Both Brent and WTI hit their highest levels since November 2014 on Thursday, at $74.75 and $69.56 a barrel respectively. WTI is set for its second weekly gain, climbing more than 1% this week, while Brent is also poised to rise for a second week, adding around 1.5%.

Traders said Friday’s dips were the result of profit-taking following Thursday’s multi-year highs.

Oil prices have been buoyed by a gradually tightening market.

Led by top exporter Saudi Arabia, oil cartel Opec, has been withholding production since 2017 to draw down a global supply overhang that had depressed crude prices between 2014 and 2016.

"Commercial inventories in the OECD are now essentially at their five-year average, and drawdowns likely accelerate as refineries emerge from maintenance ahead of peak seasonal demand," US investment bank Jefferies said on Friday.

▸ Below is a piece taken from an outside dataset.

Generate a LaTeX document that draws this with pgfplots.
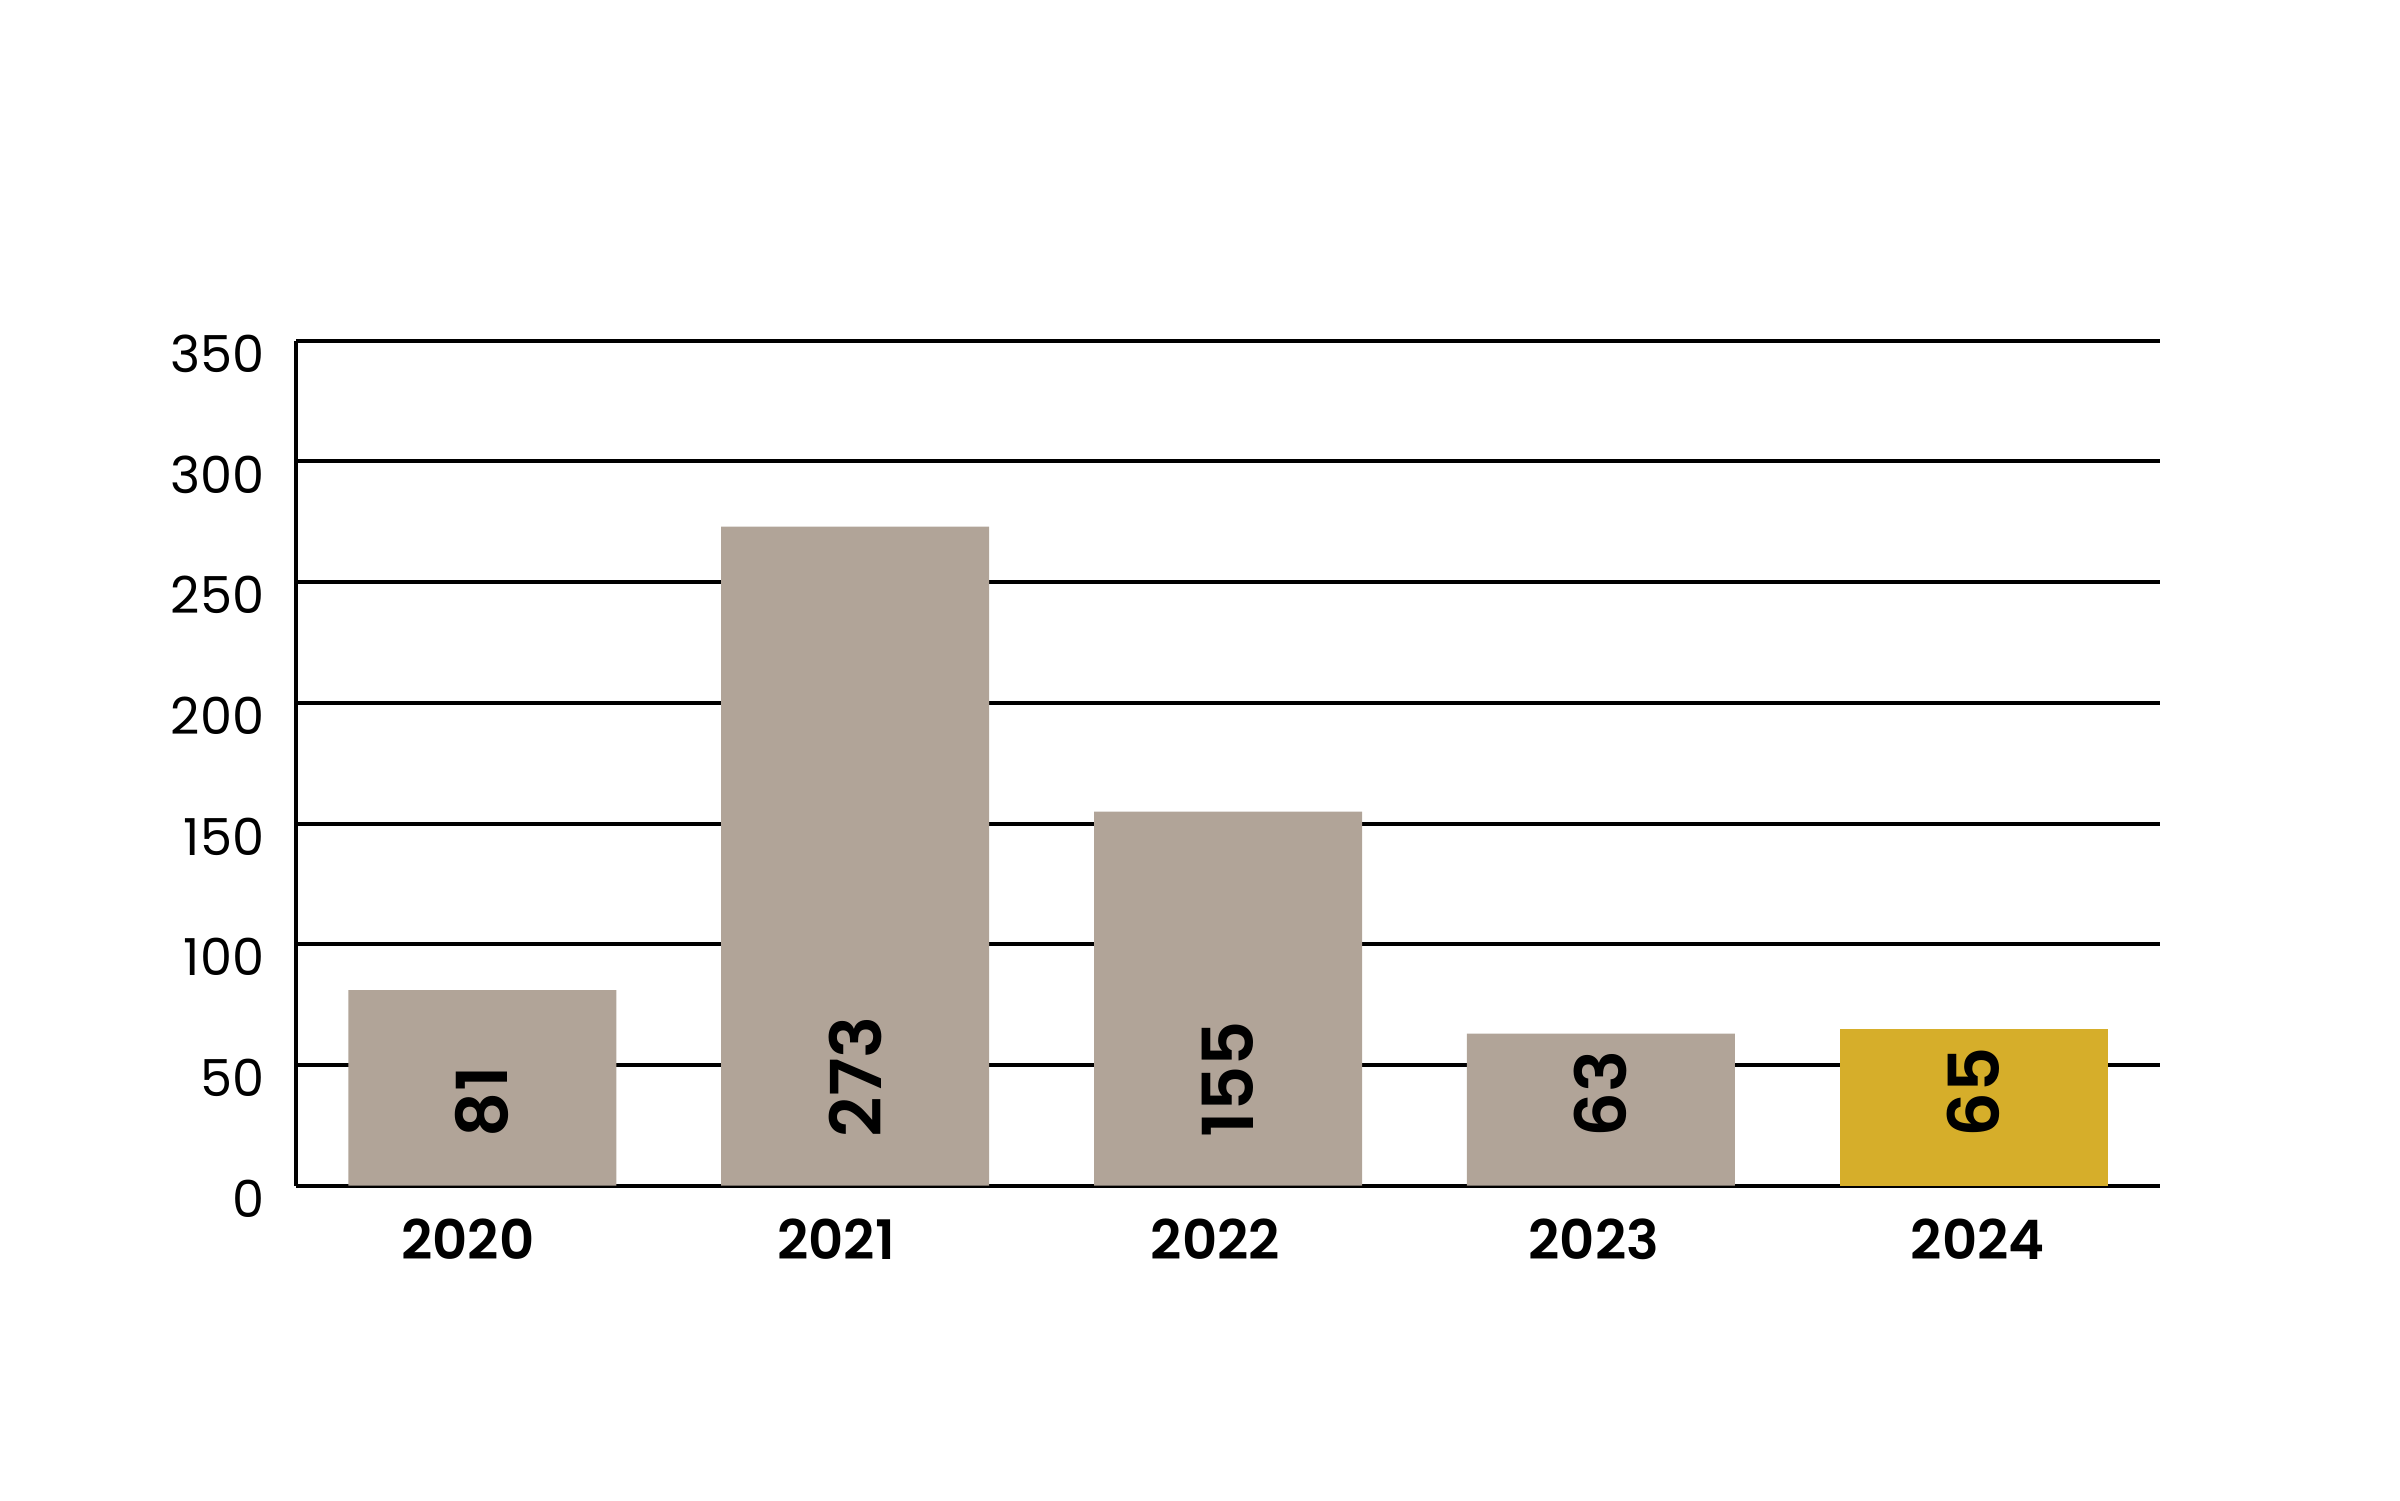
\documentclass[border=0pt]{standalone}
\usepackage{fontspec}
\setmainfont{Poppins}[BoldFont={Poppins SemiBold}]
\usepackage{pgfplots}
\pgfplotsset{compat=1.18}
\definecolor{barg}{HTML}{B1A498}
\definecolor{bargold}{HTML}{D6AE2A}
\begin{document}
\begin{tikzpicture}
\path[use as bounding box] (-2.96,-3.143) rectangle (21.04,11.857);
\begin{axis}[
  at={(0,0)}, anchor=south west,
  scale only axis, width=18.64cm, height=8.45cm,
  xmin=-0.5, xmax=4.5, ymin=0, ymax=350,
  axis lines=left,
  axis line style={-, black, line width=1.1pt},
  ymajorgrids,
  major grid style={black, line width=1.1pt},
  ytick={0,50,...,350},
  xtick={-0.039,0.949,1.966,2.981,4.011},
  xticklabels={2020,2021,2022,2023,2024},
  major tick length=0pt,
  tick style={draw=none},
  /pgf/number format/assume math mode=true,
  yticklabel style={font=\fontsize{14.5}{16}\selectfont, anchor=east, inner sep=0pt, xshift=-0.31cm, yshift=-0.13cm},
  xticklabel style={font=\fontsize{15.5}{17}\selectfont\bfseries, anchor=north, inner sep=0pt, yshift=-0.32cm},
  clip=false,
]
\addplot[ybar, bar width=2.68cm, bar shift=0pt, fill=barg, draw=none] coordinates {(0,81) (1,273) (2,155) (3,63)};
\addplot[ybar, bar width=2.68cm, bar shift=0pt, fill=bargold, draw=none] coordinates {(4,65)};
\addplot[draw=none, mark=none, nodes near coords, point meta=explicit symbolic,
  every node near coord/.append style={font=\fontsize{20}{21}\selectfont\bfseries, text=black, rotate=90, anchor=west, inner ysep=0pt, inner xsep=0.48cm}]
  coordinates {(0,0) [81] (1,0) [273] (2,0) [155] (3,0) [63] (4,0) [65]};
\end{axis}
\end{tikzpicture}
\end{document}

"OECD commercial inventories could fall back to … a level not seen since the oil price collapse that began in [the third quarter of 2014]. On a day of forward demand basis, we believe cover could drop below 57 days later this year, a level last seen in 2011," it added.

The tighter oil market is feeding into refined products.

"Signs of tightness are emerging in product markets as stocks saw the largest week-on-week draw since October, 2016.… The US led the draws but was also aided by draws in Singapore," said US bank Morgan Stanley.

This tightness is also a result of healthy oil demand.

"Global oil demand data so far in 2018 has come in line with our optimistic expectations, with [the first quarter of 2018] likely to post the strongest year-on-year growth since [the fourth quarter of 2010] at 2.55-million barrels per day," US bank Goldman Sachs said in a note published late on Thursday.

Beyond Opec’s supply management, crude prices have also been supported by an expectation that the US will re-introduce sanctions on Opec-member Iran.

"The first key geopolitical issue is the expiration of the current US waiver of key sanctions against Iran," said Standard Chartered Bank in a note this week, referring to a deadline on May 12 when US President Donald Trump will decide whether or not to re-impose sanctions.

One factor that could start weighing on prices is rising US production, which has jumped by a quarter since the middle of 2016 to 10.54-million barrels a day, making the US the world’s second-biggest producer of crude oil behind only Russia, which pumps almost 11 million barrels a day.